> [SOURCE DATA]

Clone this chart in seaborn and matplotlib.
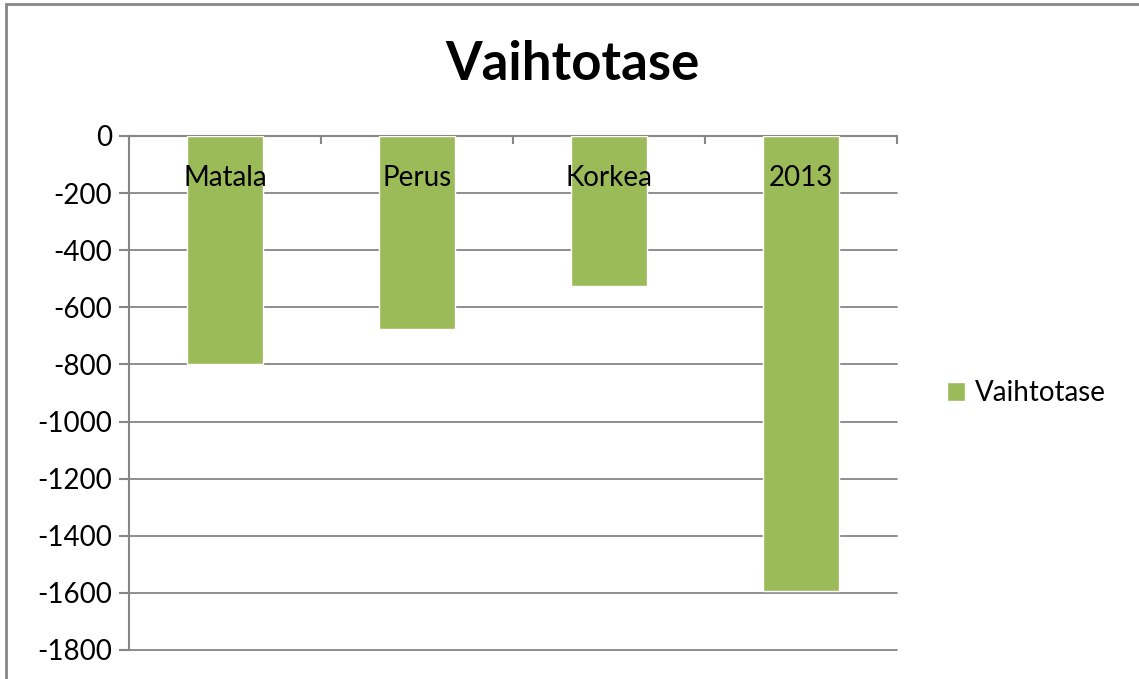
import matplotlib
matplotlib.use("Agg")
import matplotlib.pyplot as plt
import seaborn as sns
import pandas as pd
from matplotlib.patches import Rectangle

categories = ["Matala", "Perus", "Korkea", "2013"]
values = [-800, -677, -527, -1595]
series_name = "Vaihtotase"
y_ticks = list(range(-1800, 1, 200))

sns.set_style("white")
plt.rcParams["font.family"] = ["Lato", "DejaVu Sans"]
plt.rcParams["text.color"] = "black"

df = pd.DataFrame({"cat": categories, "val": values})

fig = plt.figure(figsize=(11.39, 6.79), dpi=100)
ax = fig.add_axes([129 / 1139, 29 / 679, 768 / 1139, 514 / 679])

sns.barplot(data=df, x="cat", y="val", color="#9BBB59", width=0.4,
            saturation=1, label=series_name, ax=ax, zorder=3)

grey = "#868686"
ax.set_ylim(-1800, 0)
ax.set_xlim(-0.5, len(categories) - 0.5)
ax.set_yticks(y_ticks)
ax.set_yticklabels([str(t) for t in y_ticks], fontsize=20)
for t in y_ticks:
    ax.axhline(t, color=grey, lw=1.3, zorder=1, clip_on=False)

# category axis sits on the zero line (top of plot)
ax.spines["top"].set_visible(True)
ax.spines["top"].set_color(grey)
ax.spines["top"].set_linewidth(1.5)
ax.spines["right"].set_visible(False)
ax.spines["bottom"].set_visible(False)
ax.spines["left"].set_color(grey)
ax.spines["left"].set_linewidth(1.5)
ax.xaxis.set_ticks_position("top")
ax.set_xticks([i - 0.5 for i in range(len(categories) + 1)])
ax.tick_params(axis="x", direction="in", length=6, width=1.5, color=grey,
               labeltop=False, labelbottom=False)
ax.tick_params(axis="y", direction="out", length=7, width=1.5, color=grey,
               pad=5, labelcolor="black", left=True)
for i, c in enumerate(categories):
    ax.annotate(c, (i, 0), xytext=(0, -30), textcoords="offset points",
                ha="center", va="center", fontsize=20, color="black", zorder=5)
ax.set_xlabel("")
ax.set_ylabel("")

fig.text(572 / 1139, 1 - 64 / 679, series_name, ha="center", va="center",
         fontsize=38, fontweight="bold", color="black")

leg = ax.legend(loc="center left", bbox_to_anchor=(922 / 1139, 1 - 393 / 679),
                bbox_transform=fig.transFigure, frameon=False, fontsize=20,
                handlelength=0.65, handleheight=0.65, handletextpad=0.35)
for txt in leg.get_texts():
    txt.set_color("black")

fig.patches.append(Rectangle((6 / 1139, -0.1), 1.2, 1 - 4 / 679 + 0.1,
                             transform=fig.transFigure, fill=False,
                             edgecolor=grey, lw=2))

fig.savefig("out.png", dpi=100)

> [EXERCISE GOAL] Print out the whole of the material word for word, without pictures.

> [RESPONSE]
Clone this chart in seaborn and matplotlib.
import matplotlib
matplotlib.use("Agg")
import matplotlib.pyplot as plt
import seaborn as sns
import pandas as pd
from matplotlib.patches import Rectangle

categories = ["Matala", "Perus", "Korkea", "2013"]
values = [-800, -677, -527, -1595]
series_name = "Vaihtotase"
y_ticks = list(range(-1800, 1, 200))

sns.set_style("white")
plt.rcParams["font.family"] = ["Lato", "DejaVu Sans"]
plt.rcParams["text.color"] = "black"

df = pd.DataFrame({"cat": categories, "val": values})

fig = plt.figure(figsize=(11.39, 6.79), dpi=100)
ax = fig.add_axes([129 / 1139, 29 / 679, 768 / 1139, 514 / 679])

sns.barplot(data=df, x="cat", y="val", color="#9BBB59", width=0.4,
            saturation=1, label=series_name, ax=ax, zorder=3)

grey = "#868686"
ax.set_ylim(-1800, 0)
ax.set_xlim(-0.5, len(categories) - 0.5)
ax.set_yticks(y_ticks)
ax.set_yticklabels([str(t) for t in y_ticks], fontsize=20)
for t in y_ticks:
    ax.axhline(t, color=grey, lw=1.3, zorder=1, clip_on=False)

# category axis sits on the zero line (top of plot)
ax.spines["top"].set_visible(True)
ax.spines["top"].set_color(grey)
ax.spines["top"].set_linewidth(1.5)
ax.spines["right"].set_visible(False)
ax.spines["bottom"].set_visible(False)
ax.spines["left"].set_color(grey)
ax.spines["left"].set_linewidth(1.5)
ax.xaxis.set_ticks_position("top")
ax.set_xticks([i - 0.5 for i in range(len(categories) + 1)])
ax.tick_params(axis="x", direction="in", length=6, width=1.5, color=grey,
               labeltop=False, labelbottom=False)
ax.tick_params(axis="y", direction="out", length=7, width=1.5, color=grey,
               pad=5, labelcolor="black", left=True)
for i, c in enumerate(categories):
    ax.annotate(c, (i, 0), xytext=(0, -30), textcoords="offset points",
                ha="center", va="center", fontsize=20, color="black", zorder=5)
ax.set_xlabel("")
ax.set_ylabel("")

fig.text(572 / 1139, 1 - 64 / 679, series_name, ha="center", va="center",
         fontsize=38, fontweight="bold", color="black")

leg = ax.legend(loc="center left", bbox_to_anchor=(922 / 1139, 1 - 393 / 679),
                bbox_transform=fig.transFigure, frameon=False, fontsize=20,
                handlelength=0.65, handleheight=0.65, handletextpad=0.35)
for txt in leg.get_texts():
    txt.set_color("black")

fig.patches.append(Rectangle((6 / 1139, -0.1), 1.2, 1 - 4 / 679 + 0.1,
                             transform=fig.transFigure, fill=False,
                             edgecolor=grey, lw=2))

fig.savefig("out.png", dpi=100)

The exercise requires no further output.